Simultanément, le gouvernement chypriote annonce que ses besoins de financement sont plus élevés que prévus, passant de 17,5 à 23 milliards d’euros, la différence à sa charge augurant mal de la suite. La Slovénie semble prête à prendre sa succession, ne parvenant pas à financer sur le marché le renflouement de ses banques minées par des créances irrécouvrables, l’Institute of International Finance préconisant de lui accorder sans plus attendre « une aide de précaution ».
Mariano Rajoy, le chef du gouvernement espagnol, a annoncé qu’il allait « batailler » pour que la réduction du déficit public se fasse à un rythme « raisonnable et sensé », ainsi qu’en faveur de la réalisation de l’union bancaire (en anticipation de la poursuite de l’effondrement du système bancaire espagnol). Sur un terrain moins habituel, il a poursuivi en réclamant que l’Europe se dote des « outils sur lesquels d’autres régions du monde peuvent s’appuyer », après avoir salué le changement de politique opéré par la Banque du Japon (qui contribue à la détente sur le marché obligataire européen). La BCE, selon lui, « devrait avoir les mêmes compétences que les autres banques centrales dans le monde ».
C’est le moment que choisi le FMI pour s’alarmer des conséquences qu’aurait un retrait « désordonné » des mesures exceptionnelles prises par les banques centrales, enregistrant la montée des inquiétudes qui se font jour aux États-Unis, y compris au sein de la Fed, devant le risque de formation d’une nouvelle bulle financière. La remontée des taux sur le marché obligataire qui en résulterait toucherait de plein fouet les banques faiblement capitalisées, craint-elle, et la vente des titres de la dette souveraine détenus par les banques centrales aurait le même effet néfaste sur les États. Ce monde est décidément plein de contradictions !
Combien d’années aura-t-il fallu attendre pour que le FMI affirme qu’en Europe « la priorité doit être de continuer à nettoyer le système bancaire en recapitalisant, en restructurant, et si nécessaire en fermant certaines banques » ? C’est ce que vient de déclarer Christine Lagarde, qui a précisé que « même à l’extérieur de la périphérie (sic), le bilan [des banques] doit être réduit et leur modèle économique amélioré », avant de s’attaquer aux banques « sur-dimensionnées » ainsi qu’à un secteur « réticent à abandonner des activités lucratives ». Benoît Coeuré, membre du directoire de la BCE, n’a de son côté pu que reconnaître que « la BCE n’a pas de baguette magique. Elle ne peut pas compenser un manque ou une mauvaise allocation de capitaux. C’est quelque chose dont d’autres parties prenantes doivent s’occuper, sous une forme ou sous une autre ».

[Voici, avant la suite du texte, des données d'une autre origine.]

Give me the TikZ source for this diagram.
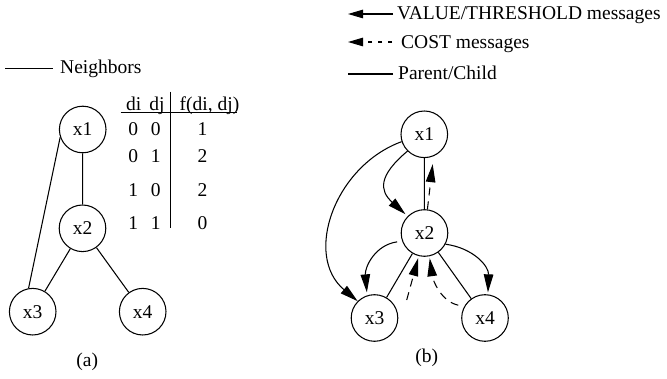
\documentclass[tikz,border=0pt]{standalone}
\usepackage{fontspec}
\setmainfont{Liberation Serif}
\usetikzlibrary{arrows.meta}
\begin{document}
\begin{tikzpicture}[x=1pt,y=-1pt,
  every node/.style={font=\fontsize{19.5}{23}\selectfont},
  var/.style={draw,circle,minimum size=46.6pt,inner sep=0pt,line width=1.05pt},
  link/.style={line width=1.05pt},
  msg/.style={line width=1.05pt,-{Triangle[length=18pt,width=9.5pt]}},
  cost/.style={msg,dash pattern=on 8pt off 6pt},
  txt/.style={anchor=base,inner sep=0pt},
  lbl/.style={anchor=base west,inner sep=0pt}]
\useasboundingbox (0,0) rectangle (667,379);

% ---------- (a): constraint graph ----------
\coordinate (n0) at (5,68.3);
\coordinate (n1) at (53.3,68.3);
\draw[link] (n0) -- (n1);
\node[lbl] (nlab) at (60,74) {Neighbors};

\node[var] (a1) at (82.7,129.5) {x1};
\node[var] (a2) at (82.5,228.3) {x2};
\node[var] (a3) at (32.7,311.7) {x3};
\node[var] (a4) at (142.7,311.7) {x4};
\draw[link] (a1) -- (a2);
\draw[link] (a1.199) -- (a3.100);
\draw[link] (a2) -- (a3);
\draw[link] (a2) -- (a4);
\node (alab) at (87.3,361.7) {(a)};

% constraint table
\node[txt] (hdi) at (133.6,111) {di};
\node[txt] (hdj) at (157,111) {dj};
\node[txt] (hf) at (209.5,111) {f(di, dj)};
\coordinate (h0) at (120.7,112.7);
\coordinate (h1) at (237.3,112.7);
\coordinate (v0) at (170.7,91.7);
\coordinate (v1) at (170.7,228.3);
\draw[link] (h0) -- (h1);
\draw[link] (v0) -- (v1);
\foreach \i/\a/\b/\f/\y in {1/0/0/1/136, 2/0/1/2/163, 3/1/0/2/196.5, 4/1/1/0/230}{
  \node[txt] (ra\i) at (133.3,\y) {\a};
  \node[txt] (rb\i) at (155.7,\y) {\b};
  \node[txt] (rf\i) at (202.5,\y) {\f};
}

% ---------- (b): message passing ----------
% legend
\coordinate (l1a) at (393,14);  \coordinate (l1b) at (348,14);
\coordinate (l2a) at (392,42);  \coordinate (l2b) at (348,42);
\coordinate (l3a) at (393,74);  \coordinate (l3b) at (348,74);
\draw[msg,-{Triangle[length=15pt,width=8.5pt]}] (l1a) -- (l1b);
\draw[msg,-{Triangle[length=15pt,width=8.5pt]},dash pattern=on 4.5pt off 5.5pt] (l2a) -- (l2b);
\draw[link] (l3a) -- (l3b);
\node[lbl] (lt1) at (397,20) {VALUE/THRESHOLD messages};
\node[lbl] (lt2) at (401,48.3) {COST messages};
\node[lbl] (lt3) at (398,80) {Parent/Child};

\node[var] (b1) at (424.3,134.3) {x1};
\node[var] (b2) at (424.5,233) {x2};
\node[var] (b3) at (374.5,318) {x3};
\node[var] (b4) at (485,318) {x4};
\draw[link] (b1) -- (b2);
\draw[link] (b2) -- (b3);
\draw[link] (b2) -- (b4);

% VALUE/THRESHOLD messages
\draw[msg] (b1.198) to[out=200,in=140,looseness=1.1] (b3.135);
\draw[msg,shorten >=3pt] (b1.225) to[out=220,in=138,looseness=1.5] (b2.135);
\draw[msg,shorten <=5pt,shorten >=3pt] (b2.200) to[out=188,in=95,looseness=1.1] (b3.108);
\draw[msg,shorten >=2pt] (b2.-28) to[out=-8,in=88,looseness=1.1] (b4.83);

% COST messages
\coordinate (c3) at (406.7,300);
\draw[cost,shorten >=8pt] (b2.83) -- (b1.-67);
\draw[cost,shorten >=2pt] (c3) -- (b2.256);
\draw[cost,shorten <=6pt,shorten >=2pt] (b4.151) to[out=168,in=278] (b2.282);

\node (blab) at (426.7,358.3) {(b)};
\end{tikzpicture}
\end{document}
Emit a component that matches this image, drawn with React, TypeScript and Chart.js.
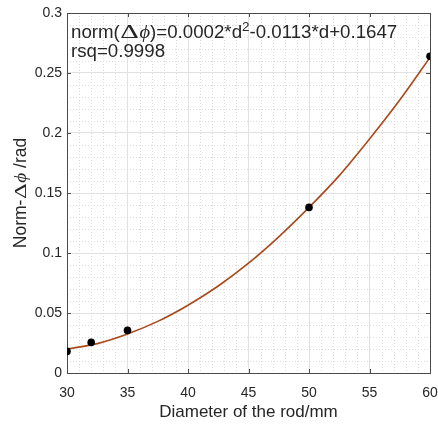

Tous les regards sont donc tournés vers le gouvernement allemand, dans l’attente qu’enfin il accorde un assouplissement de sa politique que le secrétaire d’État au Trésor américain est venu une fois de plus réclamer, sans succès. Comme il n’est plus attendu de la tenue des élections législatives allemandes de l’automne prochain cette inflexion, que reste-t-il donc a espérer pour ceux qui ne voient une issue qu’en ces termes ? Que les signes de ralentissement qui touchent l’économie allemande s’accentuent ? Cela ne créera pas pour autant les bases d’une stratégie alternative de désendettement, à considérer comment le gouvernement agit avec ses banques.
Suite à d’autres épisodes, la situation délicate de la banque régionale de Hambourg, HSH Nordbank – l’un des grands acteurs mondiaux du financement du transport maritime – confirme que le secteur bancaire allemand n’a pas été épargné. La banque bénéficie d’ailleurs d’importantes garanties publiques, montées en mars dernier à hauteur de 10 milliards d’euros. Mais le gouvernement allemand a fait depuis le début de la crise de son secteur bancaire une chasse gardée, car il est étroitement lié au niveau des Länder aux partis politiques. La Deutsche Bank étant intouchable en raison de sa dimension mondiale. On comprend mieux pourquoi il n’est pas question de changer de stratégie, car cela imposerait de traiter autrement la crise financière.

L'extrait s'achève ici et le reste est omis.